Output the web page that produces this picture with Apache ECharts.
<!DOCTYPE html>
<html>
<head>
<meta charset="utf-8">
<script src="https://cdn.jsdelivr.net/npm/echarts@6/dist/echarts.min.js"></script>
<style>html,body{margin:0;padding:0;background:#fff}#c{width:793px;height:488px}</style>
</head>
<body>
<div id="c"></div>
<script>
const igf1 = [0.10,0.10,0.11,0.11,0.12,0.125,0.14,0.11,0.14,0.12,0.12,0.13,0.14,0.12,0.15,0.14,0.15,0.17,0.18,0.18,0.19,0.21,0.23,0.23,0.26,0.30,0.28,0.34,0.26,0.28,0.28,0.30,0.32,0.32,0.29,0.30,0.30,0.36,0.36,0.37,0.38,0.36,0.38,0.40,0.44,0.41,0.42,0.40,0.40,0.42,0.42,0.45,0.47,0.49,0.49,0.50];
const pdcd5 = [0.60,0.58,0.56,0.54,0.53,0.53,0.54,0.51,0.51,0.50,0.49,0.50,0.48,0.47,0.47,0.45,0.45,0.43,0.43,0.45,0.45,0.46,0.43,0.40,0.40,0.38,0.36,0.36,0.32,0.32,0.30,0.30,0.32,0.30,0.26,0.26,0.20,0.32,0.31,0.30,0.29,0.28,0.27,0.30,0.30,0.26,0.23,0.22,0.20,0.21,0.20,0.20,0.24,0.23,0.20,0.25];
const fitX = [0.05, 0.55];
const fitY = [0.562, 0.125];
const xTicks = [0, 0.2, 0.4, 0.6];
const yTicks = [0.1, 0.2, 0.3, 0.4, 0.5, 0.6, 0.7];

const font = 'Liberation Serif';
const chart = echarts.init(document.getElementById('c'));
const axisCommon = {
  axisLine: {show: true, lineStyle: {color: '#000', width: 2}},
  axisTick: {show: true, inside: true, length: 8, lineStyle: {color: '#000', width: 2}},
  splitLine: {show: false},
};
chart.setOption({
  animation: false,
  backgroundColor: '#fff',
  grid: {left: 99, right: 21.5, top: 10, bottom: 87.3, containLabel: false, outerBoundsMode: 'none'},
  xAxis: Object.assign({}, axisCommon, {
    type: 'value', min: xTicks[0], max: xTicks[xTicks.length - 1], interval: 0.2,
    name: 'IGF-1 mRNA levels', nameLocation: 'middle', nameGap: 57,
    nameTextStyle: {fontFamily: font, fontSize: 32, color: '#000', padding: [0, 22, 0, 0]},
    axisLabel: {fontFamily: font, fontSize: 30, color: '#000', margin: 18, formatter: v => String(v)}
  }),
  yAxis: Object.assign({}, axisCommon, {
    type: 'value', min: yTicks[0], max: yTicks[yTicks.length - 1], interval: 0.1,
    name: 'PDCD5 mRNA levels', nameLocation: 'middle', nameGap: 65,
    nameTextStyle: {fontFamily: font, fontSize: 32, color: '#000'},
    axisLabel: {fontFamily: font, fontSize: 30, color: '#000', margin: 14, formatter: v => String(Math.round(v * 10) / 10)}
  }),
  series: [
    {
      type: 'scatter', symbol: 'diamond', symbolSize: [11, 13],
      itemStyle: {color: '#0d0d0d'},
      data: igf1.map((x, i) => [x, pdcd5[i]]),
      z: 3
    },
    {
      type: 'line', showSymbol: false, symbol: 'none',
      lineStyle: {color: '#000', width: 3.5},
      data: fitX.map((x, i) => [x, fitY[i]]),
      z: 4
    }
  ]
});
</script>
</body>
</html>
....................
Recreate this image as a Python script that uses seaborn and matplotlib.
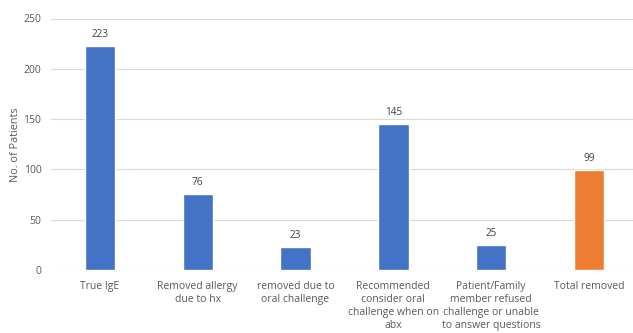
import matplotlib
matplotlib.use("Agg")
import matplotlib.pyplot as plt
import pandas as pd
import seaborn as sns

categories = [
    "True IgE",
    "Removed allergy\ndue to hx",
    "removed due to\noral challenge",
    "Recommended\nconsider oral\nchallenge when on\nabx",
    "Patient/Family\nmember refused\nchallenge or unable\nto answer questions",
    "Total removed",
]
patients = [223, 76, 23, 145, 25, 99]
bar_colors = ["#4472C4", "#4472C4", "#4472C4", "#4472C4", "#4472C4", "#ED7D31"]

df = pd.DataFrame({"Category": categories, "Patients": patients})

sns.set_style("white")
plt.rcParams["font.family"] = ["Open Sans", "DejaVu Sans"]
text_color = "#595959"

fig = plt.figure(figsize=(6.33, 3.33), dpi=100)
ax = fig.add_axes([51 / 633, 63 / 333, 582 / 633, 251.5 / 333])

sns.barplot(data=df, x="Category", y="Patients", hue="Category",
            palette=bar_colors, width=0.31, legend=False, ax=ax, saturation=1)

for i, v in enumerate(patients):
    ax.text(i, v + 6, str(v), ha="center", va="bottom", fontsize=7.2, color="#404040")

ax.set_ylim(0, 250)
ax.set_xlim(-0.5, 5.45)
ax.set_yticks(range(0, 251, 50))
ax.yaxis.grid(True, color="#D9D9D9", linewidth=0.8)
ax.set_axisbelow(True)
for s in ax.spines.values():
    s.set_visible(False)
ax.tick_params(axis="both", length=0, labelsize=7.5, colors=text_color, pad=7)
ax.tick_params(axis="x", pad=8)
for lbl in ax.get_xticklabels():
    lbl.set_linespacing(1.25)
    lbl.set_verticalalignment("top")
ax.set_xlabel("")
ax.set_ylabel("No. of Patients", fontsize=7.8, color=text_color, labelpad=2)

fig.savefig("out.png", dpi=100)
....................
• PROBLEM TO WORK ON
From the records above, extract the lines from the one holding "Recreate this image" through the one holding "ax = fig.add_axes([51", word for word; omit the pictures.

• ANSWER TO THIS TASK
Recreate this image as a Python script that uses seaborn and matplotlib.
import matplotlib
matplotlib.use("Agg")
import matplotlib.pyplot as plt
import pandas as pd
import seaborn as sns

categories = [
    "True IgE",
    "Removed allergy\ndue to hx",
    "removed due to\noral challenge",
    "Recommended\nconsider oral\nchallenge when on\nabx",
    "Patient/Family\nmember refused\nchallenge or unable\nto answer questions",
    "Total removed",
]
patients = [223, 76, 23, 145, 25, 99]
bar_colors = ["#4472C4", "#4472C4", "#4472C4", "#4472C4", "#4472C4", "#ED7D31"]

df = pd.DataFrame({"Category": categories, "Patients": patients})

sns.set_style("white")
plt.rcParams["font.family"] = ["Open Sans", "DejaVu Sans"]
text_color = "#595959"

fig = plt.figure(figsize=(6.33, 3.33), dpi=100)
ax = fig.add_axes([51 / 633, 63 / 333, 582 / 633, 251.5 / 333])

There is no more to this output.